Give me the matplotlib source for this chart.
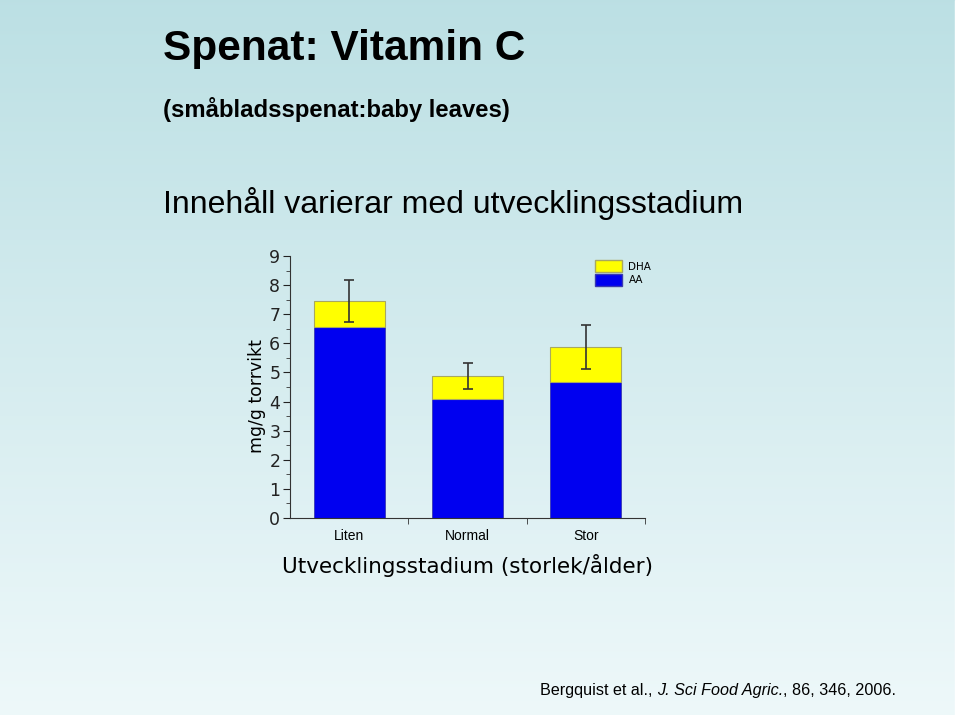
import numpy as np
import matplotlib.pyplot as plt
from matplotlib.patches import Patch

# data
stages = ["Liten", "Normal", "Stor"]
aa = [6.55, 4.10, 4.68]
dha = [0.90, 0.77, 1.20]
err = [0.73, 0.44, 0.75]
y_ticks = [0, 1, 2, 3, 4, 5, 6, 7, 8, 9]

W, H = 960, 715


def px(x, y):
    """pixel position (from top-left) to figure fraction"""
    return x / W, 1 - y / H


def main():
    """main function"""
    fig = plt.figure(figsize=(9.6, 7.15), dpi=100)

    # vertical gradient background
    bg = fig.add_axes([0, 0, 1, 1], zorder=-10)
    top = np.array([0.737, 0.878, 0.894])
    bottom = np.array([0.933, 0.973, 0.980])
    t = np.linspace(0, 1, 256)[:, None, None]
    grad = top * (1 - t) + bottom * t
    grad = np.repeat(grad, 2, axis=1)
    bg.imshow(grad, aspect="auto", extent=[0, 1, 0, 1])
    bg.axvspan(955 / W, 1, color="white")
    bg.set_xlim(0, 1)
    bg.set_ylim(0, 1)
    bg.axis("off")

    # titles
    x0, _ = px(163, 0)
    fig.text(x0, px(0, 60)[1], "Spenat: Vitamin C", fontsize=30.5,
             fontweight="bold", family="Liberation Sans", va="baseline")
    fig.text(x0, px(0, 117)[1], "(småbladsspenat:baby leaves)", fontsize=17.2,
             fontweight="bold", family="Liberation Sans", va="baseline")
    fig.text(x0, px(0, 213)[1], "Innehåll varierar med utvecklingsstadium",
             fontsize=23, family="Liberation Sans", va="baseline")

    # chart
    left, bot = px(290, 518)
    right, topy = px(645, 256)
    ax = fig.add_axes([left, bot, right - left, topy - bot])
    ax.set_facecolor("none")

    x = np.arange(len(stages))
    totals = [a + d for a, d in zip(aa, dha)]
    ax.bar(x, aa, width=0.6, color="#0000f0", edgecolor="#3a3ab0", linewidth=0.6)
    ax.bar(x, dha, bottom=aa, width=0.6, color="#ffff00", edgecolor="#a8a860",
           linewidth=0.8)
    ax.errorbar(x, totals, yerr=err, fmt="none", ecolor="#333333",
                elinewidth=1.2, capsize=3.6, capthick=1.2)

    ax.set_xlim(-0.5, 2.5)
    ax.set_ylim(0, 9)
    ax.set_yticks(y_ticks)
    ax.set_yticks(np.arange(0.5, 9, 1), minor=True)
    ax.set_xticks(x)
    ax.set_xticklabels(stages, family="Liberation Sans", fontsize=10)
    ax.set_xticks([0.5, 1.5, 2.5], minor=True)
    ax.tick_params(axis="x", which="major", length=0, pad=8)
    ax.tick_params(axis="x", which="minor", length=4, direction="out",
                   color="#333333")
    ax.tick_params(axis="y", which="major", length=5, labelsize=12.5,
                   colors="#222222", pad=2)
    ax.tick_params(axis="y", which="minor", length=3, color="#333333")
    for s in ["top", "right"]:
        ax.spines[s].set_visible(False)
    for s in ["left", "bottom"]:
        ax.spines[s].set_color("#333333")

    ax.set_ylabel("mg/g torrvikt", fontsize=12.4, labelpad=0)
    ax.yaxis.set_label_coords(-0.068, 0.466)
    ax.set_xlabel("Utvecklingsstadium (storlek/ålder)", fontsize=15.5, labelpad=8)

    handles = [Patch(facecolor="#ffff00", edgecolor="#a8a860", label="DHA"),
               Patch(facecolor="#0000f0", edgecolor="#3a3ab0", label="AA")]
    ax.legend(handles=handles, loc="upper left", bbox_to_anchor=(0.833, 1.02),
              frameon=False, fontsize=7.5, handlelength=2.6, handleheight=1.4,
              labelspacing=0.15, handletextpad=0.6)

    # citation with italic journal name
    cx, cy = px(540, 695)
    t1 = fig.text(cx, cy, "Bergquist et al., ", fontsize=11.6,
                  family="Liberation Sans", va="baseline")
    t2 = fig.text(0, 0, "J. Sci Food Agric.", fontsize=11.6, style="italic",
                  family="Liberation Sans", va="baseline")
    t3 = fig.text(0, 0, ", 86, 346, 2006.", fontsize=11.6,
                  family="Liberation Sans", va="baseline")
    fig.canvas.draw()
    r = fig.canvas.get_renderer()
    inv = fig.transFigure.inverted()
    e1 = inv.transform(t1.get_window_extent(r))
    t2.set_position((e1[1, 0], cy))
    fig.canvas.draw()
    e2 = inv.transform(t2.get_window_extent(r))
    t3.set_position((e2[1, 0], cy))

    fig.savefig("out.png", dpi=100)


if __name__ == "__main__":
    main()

--

◆ EXERCISE DESCRIPTION ◆
Write out exactly the lines between the start of the data and the line with "fig = plt.figure(figsize=(9.6, 7.15), dpi=100)", including both, but none of the pictures.

◆ SOLUTION FOR THIS TASK ◆
Give me the matplotlib source for this chart.
import numpy as np
import matplotlib.pyplot as plt
from matplotlib.patches import Patch

# data
stages = ["Liten", "Normal", "Stor"]
aa = [6.55, 4.10, 4.68]
dha = [0.90, 0.77, 1.20]
err = [0.73, 0.44, 0.75]
y_ticks = [0, 1, 2, 3, 4, 5, 6, 7, 8, 9]

W, H = 960, 715


def px(x, y):
    """pixel position (from top-left) to figure fraction"""
    return x / W, 1 - y / H


def main():
    """main function"""
    fig = plt.figure(figsize=(9.6, 7.15), dpi=100)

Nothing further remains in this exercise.